Learning Non-Linear Invariants for Unsupervised Out-of-Distribution Detection
Lars Doorenbos, Raphael Sznitman, Pablo Márquez-Neila
TL;DR
This work tackles unsupervised out-of-distribution detection by generalizing the invariant-based framework from affine to non-linear invariants. It introduces NL-Invs, a volume-preserving network that learns non-linear invariants to define a zero-level manifold in feature space, with multi-scale invariants learned from pyramidal CNN features. The method scores samples via an invariant-based term augmented by a 2-NN component and is trained with a forward invariant loss plus a backward reconstruction loss to enforce meaningful invariants. Evaluated on large-scale U-OOD benchmarks and shallow tabular datasets, NL-Invs achieves state-of-the-art performance and demonstrates robustness across architectures and hyperparameters, highlighting the practical potential of invariant-based OOD detection.
Abstract
The inability of deep learning models to handle data drawn from unseen distributions has sparked much interest in unsupervised out-of-distribution (U-OOD) detection, as it is crucial for reliable deep learning models.
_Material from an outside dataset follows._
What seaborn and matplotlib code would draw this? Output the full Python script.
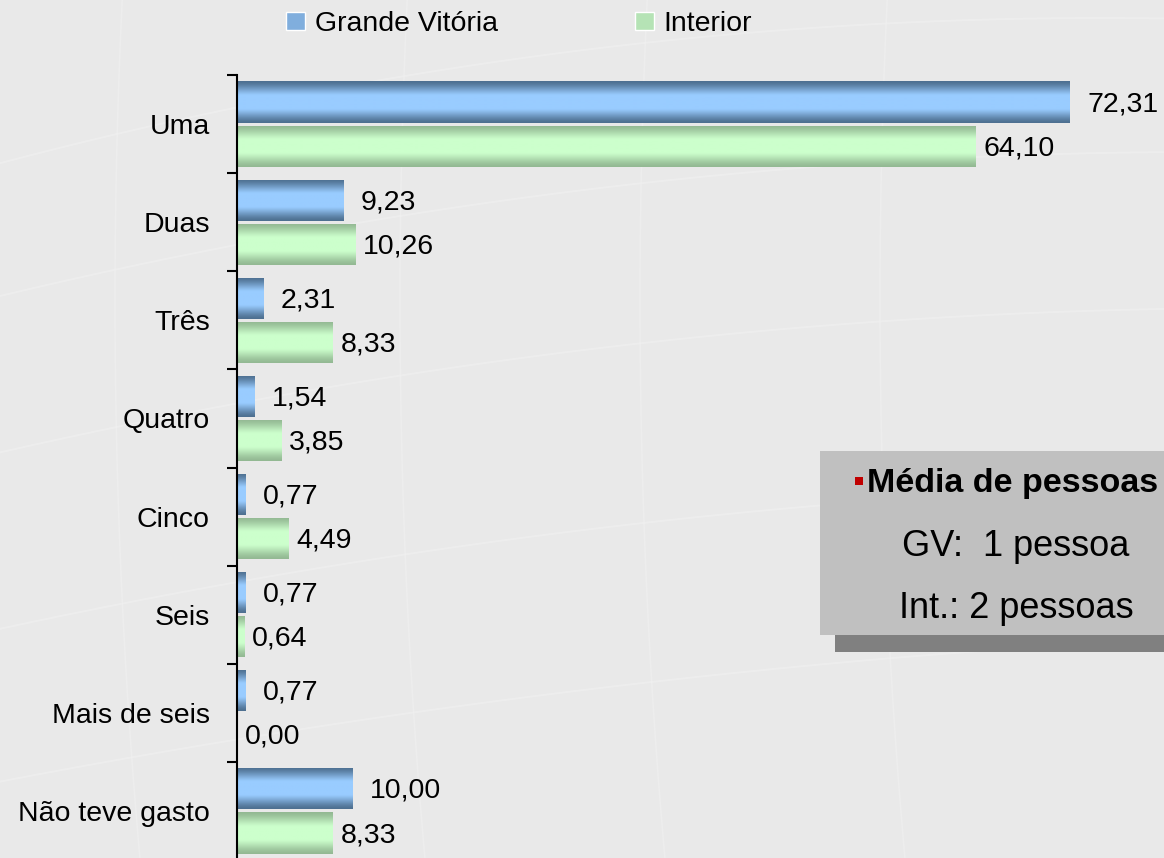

Despite considerable attention, theoretically-motivated approaches are few and far between, with most methods building on top of some form of heuristic. Recently, U-OOD was formalized in the context of data invariants, allowing a clearer understanding of how to characterize U-OOD, and methods leveraging affine invariants have attained state-of-the-art results on large-scale benchmarks. Nevertheless, the restriction to affine invariants hinders the expressiveness of the approach. In this work, we broaden the affine invariants formulation to a more general case and propose a framework consisting of a normalizing flow-like architecture capable of learning non-linear invariants. Our novel approach achieves state-of-the-art results on an extensive U-OOD benchmark, and we demonstrate its further applicability to tabular data. Finally, we show our method has the same desirable properties as those based on affine invariants.